Copy everything in the listing below word for word, apart from any images.
• • • •
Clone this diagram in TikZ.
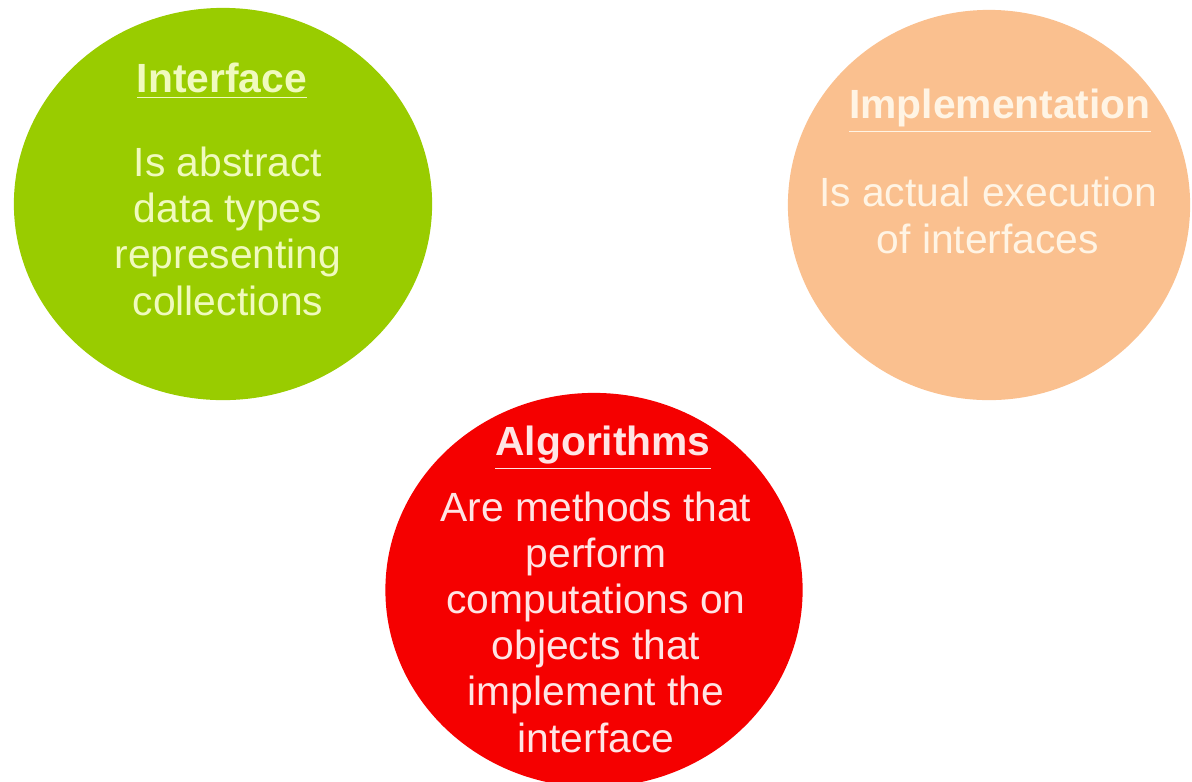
\documentclass[tikz,border=0pt]{standalone}
\usepackage{fontspec}
\setmainfont{Liberation Sans}
\usetikzlibrary{shapes.geometric}
\definecolor{interfacegreen}{RGB}{153,204,0}
\definecolor{implorange}{RGB}{250,192,143}
\definecolor{algored}{RGB}{245,0,0}
\definecolor{greentext}{RGB}{240,250,190}
\definecolor{orangetext}{RGB}{255,244,228}
\definecolor{redtext}{RGB}{255,228,228}

\begin{document}
\begin{tikzpicture}[x=0.01cm, y=-0.01cm]% three ideas
            \tikzstyle{blob} = [ellipse, inner sep=0pt]
            \tikzstyle{heading} = [anchor=base, inner sep=0pt, font=\fontsize{11.6}{13.1}\selectfont\bfseries]
            \tikzstyle{words} = [anchor=base, inner sep=0pt, align=center, font=\fontsize{11.6}{13.1}\selectfont]
            \useasboundingbox (0, 0) rectangle (1192, 781);
            \begin{scope}
                \clip (0, 0) rectangle (1192, 781);
                \node[blob, minimum width=4.18cm, minimum height=3.92cm, fill=interfacegreen] (interface) at (223, 204) {};
                \node[blob, minimum width=4.02cm, minimum height=3.9cm, fill=implorange] (implementation) at (989, 205) {};
                \node[blob, minimum width=4.17cm, minimum height=3.94cm, fill=algored] (algorithms) at (594, 590) {};
            \end{scope}
            % interface (base = last line)
            \node[heading, text=greentext] (interface title) at (222, 92) {\underline{Interface}};
            \node[words, text=greentext] (interface text) at (228, 315) {Is abstract\\data types\\representing\\collections};
            % implementation
            \node[heading, text=orangetext] (implementation title) at (1000, 118) {\underline{Implementation}};
            \node[words, text=orangetext] (implementation text) at (988, 253) {Is actual execution\\of interfaces};
            % algorithms
            \node[heading, text=redtext] (algorithms title) at (603, 455) {\underline{Algorithms}};
            \node[words, text=redtext] (algorithms text) at (596, 752) {Are methods that\\perform\\computations on\\objects that\\implement the\\interface};
        \end{tikzpicture}
\end{document}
• • • •
== Answer to the problem ==
Clone this diagram in TikZ.
\documentclass[tikz,border=0pt]{standalone}
\usepackage{fontspec}
\setmainfont{Liberation Sans}
\usetikzlibrary{shapes.geometric}
\definecolor{interfacegreen}{RGB}{153,204,0}
\definecolor{implorange}{RGB}{250,192,143}
\definecolor{algored}{RGB}{245,0,0}
\definecolor{greentext}{RGB}{240,250,190}
\definecolor{orangetext}{RGB}{255,244,228}
\definecolor{redtext}{RGB}{255,228,228}

\begin{document}
\begin{tikzpicture}[x=0.01cm, y=-0.01cm]% three ideas
            \tikzstyle{blob} = [ellipse, inner sep=0pt]
            \tikzstyle{heading} = [anchor=base, inner sep=0pt, font=\fontsize{11.6}{13.1}\selectfont\bfseries]
            \tikzstyle{words} = [anchor=base, inner sep=0pt, align=center, font=\fontsize{11.6}{13.1}\selectfont]
            \useasboundingbox (0, 0) rectangle (1192, 781);
            \begin{scope}
                \clip (0, 0) rectangle (1192, 781);
                \node[blob, minimum width=4.18cm, minimum height=3.92cm, fill=interfacegreen] (interface) at (223, 204) {};
                \node[blob, minimum width=4.02cm, minimum height=3.9cm, fill=implorange] (implementation) at (989, 205) {};
                \node[blob, minimum width=4.17cm, minimum height=3.94cm, fill=algored] (algorithms) at (594, 590) {};
            \end{scope}
            % interface (base = last line)
            \node[heading, text=greentext] (interface title) at (222, 92) {\underline{Interface}};
            \node[words, text=greentext] (interface text) at (228, 315) {Is abstract\\data types\\representing\\collections};
            % implementation
            \node[heading, text=orangetext] (implementation title) at (1000, 118) {\underline{Implementation}};
            \node[words, text=orangetext] (implementation text) at (988, 253) {Is actual execution\\of interfaces};
            % algorithms
            \node[heading, text=redtext] (algorithms title) at (603, 455) {\underline{Algorithms}};
            \node[words, text=redtext] (algorithms text) at (596, 752) {Are methods that\\perform\\computations on\\objects that\\implement the\\interface};
        \end{tikzpicture}
\end{document}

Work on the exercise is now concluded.